Sarah Mirk wrote about this when it opened but I'd like to add my two cents. Specifically how it feels like the whole thing was built for about two cents.

I love aquariums (aquaria?) more than almost anything and this one is not without charm. Watch crabs crawl over each other and not get caught by the Deadliest Catch guys! Marvel at how lion fish seem like they probably shouldn't be able to swim. Touch an iguana that doesn't belong in an aquarium, but also care you're touching it!

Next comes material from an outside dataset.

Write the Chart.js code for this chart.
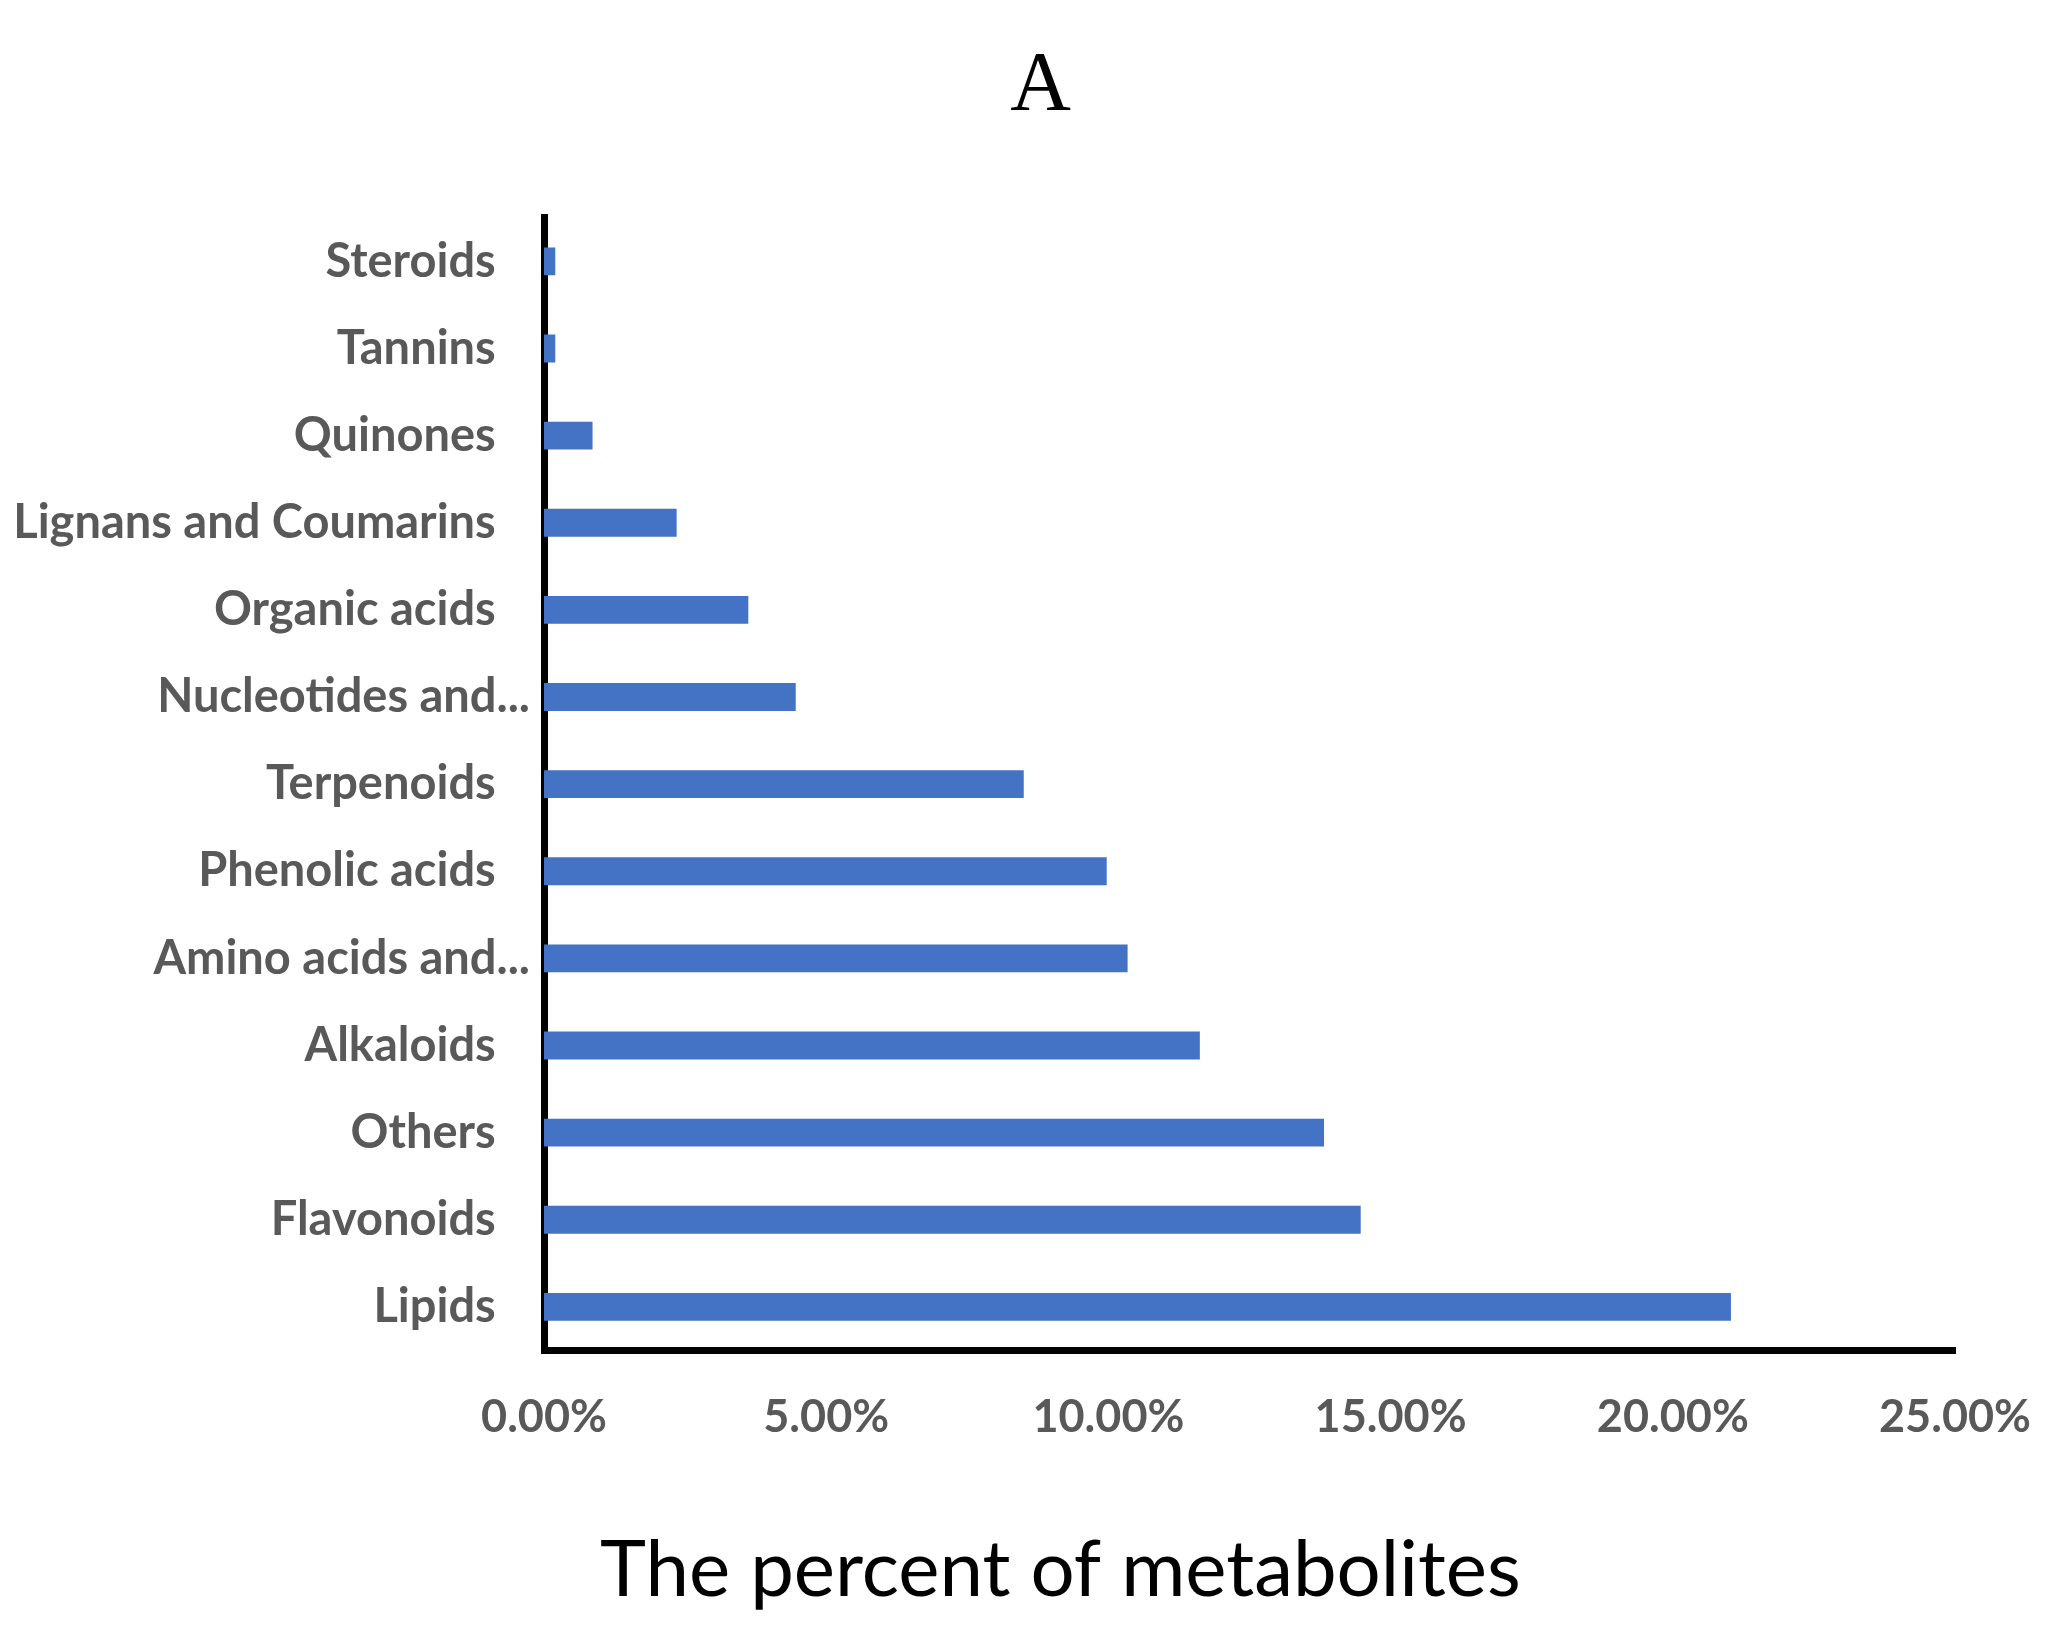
<!DOCTYPE html>
<html lang="en">
<head>
    <meta charset="UTF-8" />
    <title>The percent of metabolites</title>
    <script src="https://cdn.jsdelivr.net/npm/chart.js"></script>
    <style>
        body { margin: 0; background: #fff; }
        canvas { display: block; }
    </style>
</head>
<body>
<canvas id="metaboliteChart" width="2059" height="1644"></canvas>
<script>
    // values, top bar first
    const categories = ['Steroids', 'Tannins', 'Quinones', 'Lignans and Coumarins', 'Organic acids',
        'Nucleotides and...', 'Terpenoids', 'Phenolic acids', 'Amino acids and...', 'Alkaloids',
        'Others', 'Flavonoids', 'Lipids'];
    const percents = [0.20, 0.20, 0.86, 2.35, 3.62, 4.46, 8.50, 9.97, 10.34, 11.62, 13.82, 14.47, 21.03];
    const xTicks = [0, 5, 10, 15, 20, 25];

    const labelColor = '#595959';

    new Chart(document.getElementById('metaboliteChart'), {
        type: 'bar',
        data: {
            labels: categories,
            datasets: [{
                data: percents,
                backgroundColor: '#4472C4',
                barPercentage: 0.32,
                categoryPercentage: 1
            }]
        },
        options: {
            indexAxis: 'y',
            responsive: false,
            animation: false,
            devicePixelRatio: 1,
            layout: { padding: { left: 0, right: 104, top: 0, bottom: 0 } },
            plugins: {
                legend: { display: false },
                tooltip: { enabled: false },
                title: {
                    display: true,
                    // leading spaces push the titles right, as in the original
                    text: '\u2003\u2002A',
                    color: '#000',
                    font: { family: '"Liberation Serif", serif', size: 84, weight: 'normal', lineHeight: 1.2 },
                    padding: { top: 38, bottom: 79 }
                },
                subtitle: {
                    display: true,
                    position: 'bottom',
                    text: '\u2003\u2003\u2002\u2009The percent of metabolites',
                    color: '#000',
                    font: { family: 'Lato, sans-serif', size: 78, weight: 'normal', lineHeight: 1.2 },
                    padding: { top: 40, bottom: 26 }
                }
            },
            scales: {
                x: {
                    type: 'linear',
                    min: 0,
                    max: 25,
                    z: 1,
                    afterBuildTicks: s => { s.ticks = xTicks.map(v => ({ value: v })); },
                    afterFit: s => { s.paddingLeft = 0; s.paddingRight = 0; },
                    grid: { display: false, drawTicks: false },
                    border: { display: true, color: '#000', width: 7 },
                    ticks: {
                        padding: 40,
                        color: labelColor,
                        maxRotation: 0,
                        font: { family: 'Lato, sans-serif', size: 45, weight: 'bold', lineHeight: 1.2 },
                        callback: v => v.toFixed(2) + '%'
                    }
                },
                y: {
                    z: 1,
                    afterFit: s => { s.width = 544; },
                    grid: { display: false, drawTicks: false },
                    border: { display: true, color: '#000', width: 7 },
                    ticks: {
                        padding: 14,
                        color: labelColor,
                        autoSkip: false,
                        font: { family: 'Lato, sans-serif', size: 47, weight: 'bold', lineHeight: 1.2 },
                        // the cut labels sit a little further right in the original
                        callback: function (v, i) {
                            const name = categories[i];
                            return name.endsWith('...') ? name : name + '   ';
                        }
                    }
                }
            }
        }
    });
</script>
</body>
</html>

Very exciting stuff.

The moray eel is especially cool even if I wonder whether he ought to be swimming among ruined eastern religious icons.

when you constantly try / to get out of Buddhas eye / thats a moray
  • when you constantly try / to get out of Buddha's eye / that's a moray

But they've been open for a couple months and it already (still?) feels remarkably rundown. Not only are the kids still touching fish unsupervised, the whole thing could really use a coat of paint to feel like a place that didn't just steal a bunch of fish from a pet store and squat in a closed restaurant. More troubling is that almost half the displays don't have any kind of signage. There's room and wiring for signs, but an entire wall lacked even temporary labels for the fish.

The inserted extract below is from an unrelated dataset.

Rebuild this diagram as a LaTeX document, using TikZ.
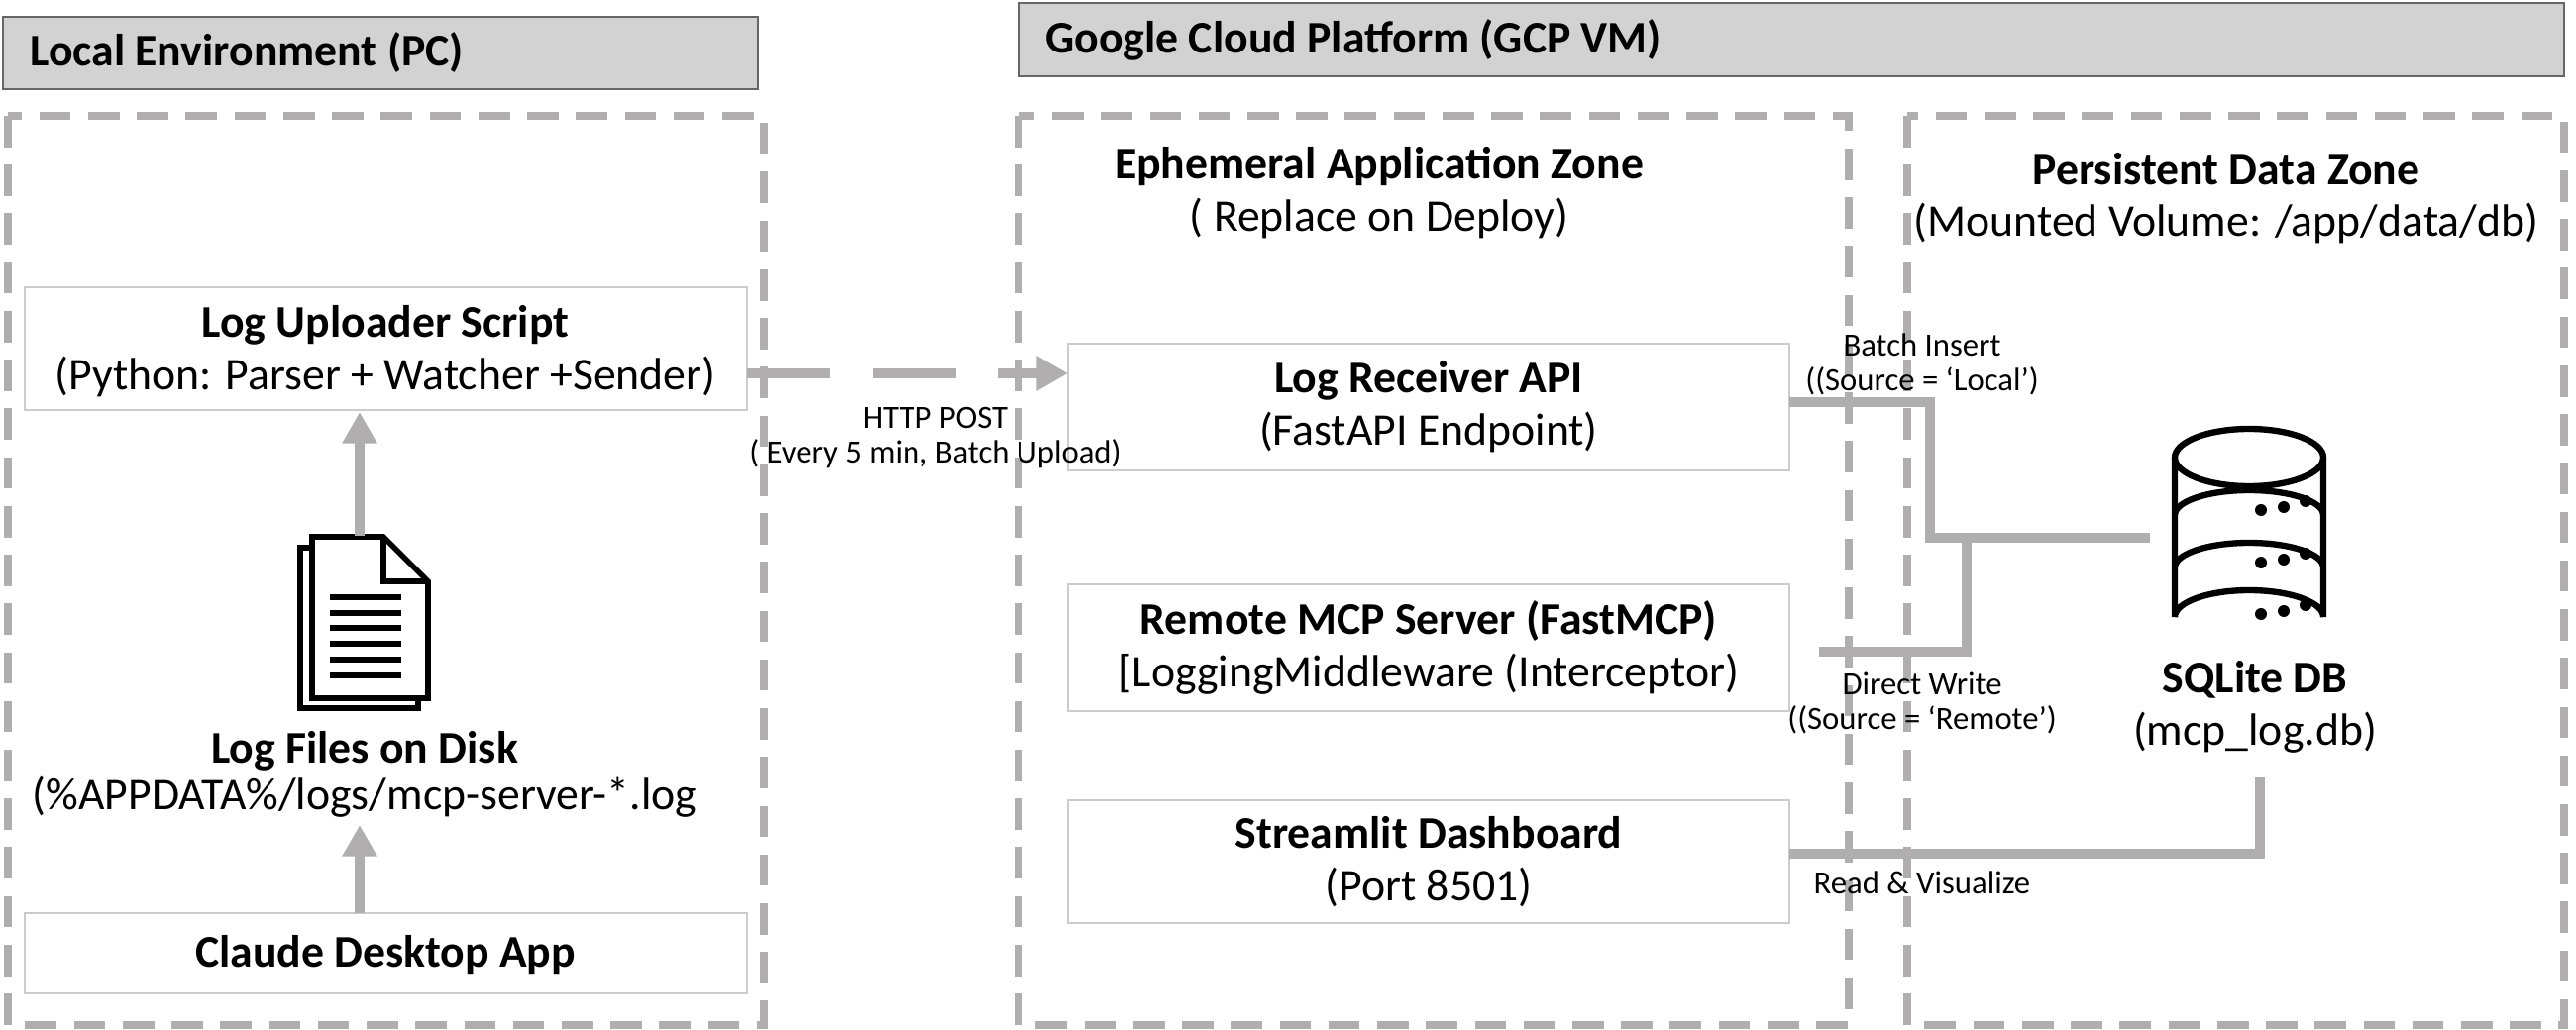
\documentclass[tikz,border=0pt]{standalone}
\usepackage{fontspec}
\setmainfont{Carlito}
\usetikzlibrary{arrows.meta,positioning}
\definecolor{linegray}{HTML}{B0AEAE}
\definecolor{headfill}{HTML}{D3D2D2}
\tikzset{
  head/.style={draw=gray!80!black, fill=headfill, line width=0.8pt},
  zone/.style={draw=linegray, dashed, line width=2.2pt, dash pattern=on 9pt off 5pt},
  comp/.style={draw=gray!40, line width=0.6pt, fill=white},
  title/.style={font=\fontsize{13}{15}\selectfont, align=center},
  small/.style={font=\fontsize{9.3}{11}\selectfont, align=center},
  flow/.style={draw=linegray, line width=2.8pt},
  flowarrow/.style={flow, -{Triangle[length=9pt,width=9.5pt]}},
}
\begin{document}
\begin{tikzpicture}[x=0.01cm, y=-0.01cm]
\useasboundingbox (0,0) rectangle (2600,1040);
% headers
\draw[head] (3,17) rectangle (765,90);
\node[title, anchor=west] (hdrpc) at (18,53) {\bfseries Local Environment (PC)};
\draw[head] (1028,3) rectangle (2588,77);
\node[title, anchor=west] (hdrgcp) at (1043,40) {\bfseries Google Cloud Platform (GCP VM)};
% zones
\draw[zone] (8,117) rectangle (771,1035);
\draw[zone] (1028,117) rectangle (1866,1035);
\draw[zone] (1925,117) rectangle (2588,1035);
\node[title] (ephem) at (1392,168) {\bfseries Ephemeral Application Zone};
\node[title] (ephemsub) at (1392,220) {( Replace on Deploy)};
\node[title] (persist) at (2247,171) {\bfseries Persistent Data Zone};
\node[title] (persistsub) at (2247,225) {(Mounted Volume: /app/data/db)};
% local components
\draw[comp] (25,290) rectangle (754,414);
\node[title] (uploader) at (389,355) {\bfseries Log Uploader Script\\(Python: Parser + Watcher +Sender)};
\draw[comp] (25,922) rectangle (754,1003);
\node[title] (claude) at (389,964) {\bfseries Claude Desktop App};
\node[title, font=\fontsize{13}{13.5}\selectfont] (logfiles) at (368,782) {\bfseries Log Files on Disk\\(\%APPDATA\%/logs/mcp-server-*.log};
% document icon
\draw[line width=1.6pt, fill=white] (315,553) -- (303,553) -- (303,715) -- (422,715) -- (422,705);
\draw[line width=1.6pt, fill=white] (315,542) -- (387,542) -- (432,587) -- (432,705) -- (315,705) -- cycle;
\draw[line width=1.6pt] (387,542) -- (387,587) -- (432,587);
\foreach \y in {603,619,634,650,666,682} \draw[line width=1.6pt] (333,\y) -- (405,\y);
% gcp components
\draw[comp] (1078,347) rectangle (1806,475);
\node[title] (receiver) at (1442,411) {\bfseries Log Receiver API\\(FastAPI Endpoint)};
\draw[comp] (1078,590) rectangle (1806,718);
\node[title] (mcp) at (1442,654) {\bfseries Remote MCP Server (FastMCP)\\{}[LoggingMiddleware (Interceptor)};
\draw[comp] (1078,808) rectangle (1806,932);
\node[title] (streamlit) at (1442,870) {\bfseries Streamlit Dashboard\\(Port 8501)};
% database icon
\begin{scope}[line width=1.8pt]
\draw (2195,462) -- (2195,623) arc[start angle=180, end angle=360, x radius=75, y radius=27] -- (2345,462);
\draw (2270,462) ellipse[x radius=75, y radius=29];
\draw (2195,520) arc[start angle=180, end angle=360, x radius=75, y radius=25];
\draw (2195,573) arc[start angle=180, end angle=360, x radius=75, y radius=25];
\foreach \y in {515,568,620}
  \foreach \dx/\dy in {12/0,35/-3,57/-9} \fill (2270+\dx,\y+\dy) circle (6);
\end{scope}
\node[title] (sqlite) at (2276,714) {\bfseries SQLite DB\\(mcp\_log.db)};
% connectors
\coordinate (upl-e) at (754,377);
\coordinate (rec-w) at (1078,377);
\draw[flowarrow, dash pattern=on 24pt off 12pt] (upl-e) -- (rec-w);
\node[small, font=\fontsize{9.3}{10}\selectfont] (httplbl) at (944,442) {HTTP POST\\( Every 5 min, Batch Upload)};
\draw[flowarrow] (363,541) -- (363,416);
\draw[flowarrow] (363,922) -- (363,833);
\coordinate (rec-e) at (1806,406);
\coordinate (mcp-e) at (1836,658);
\coordinate (str-e) at (1806,862);
\coordinate (db-w) at (2170,543);
\coordinate (db-s) at (2281,785);
\draw[flow] (rec-e) -| (1948,543) -- (db-w);
\draw[flow] (mcp-e) -| (1985,543);
\draw[flow] (str-e) -| (db-s);
\node[small, font=\fontsize{9.3}{10}\selectfont] (batchlbl) at (1940,368) {Batch Insert\\((Source = ‘Local’)};
\node[small, font=\fontsize{9.3}{10}\selectfont] (directlbl) at (1940,710) {Direct Write\\((Source = ‘Remote’)};
\node[small] (readlbl) at (1940,891) {Read \& Visualize};
\end{tikzpicture}
\end{document}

Since kids can touch all the fish, I assume they can pet the exposed wiring too.
  • Since kids can touch all the fish, I assume they can pet the exposed wiring too.

The mural of happy sea life is on the creepy side. Here's my favorite character whom I'm calling Killy The Crack Whale.

Killy, the Crack Whale
  • Killy, the Crack Whale

One corner near the still-absent puffins/otter display has this, a TV showing Blue Planet without sound above a completely unlabeled world map.

The famous unlabeled map and muted TV exhibit.
  • The famous "unlabeled map and muted TV" exhibit.

Still it seems popular with the children who were running around it on a Sunday afternoon giving fish the flu by touching them and then wiping their wet hands on my pants. So many were packed into the tiny space that it felt extremely claustrophobic even in the 6-foot atmosphere.

I think it's still worth the trip down McLoughlin (although I wish there was a pre-puffin price), but mostly I just want it to be a little bit better. The tacky aquarium is neat—but we're a big enough city that we could have an aquarium that doesn't feel thrown together, right?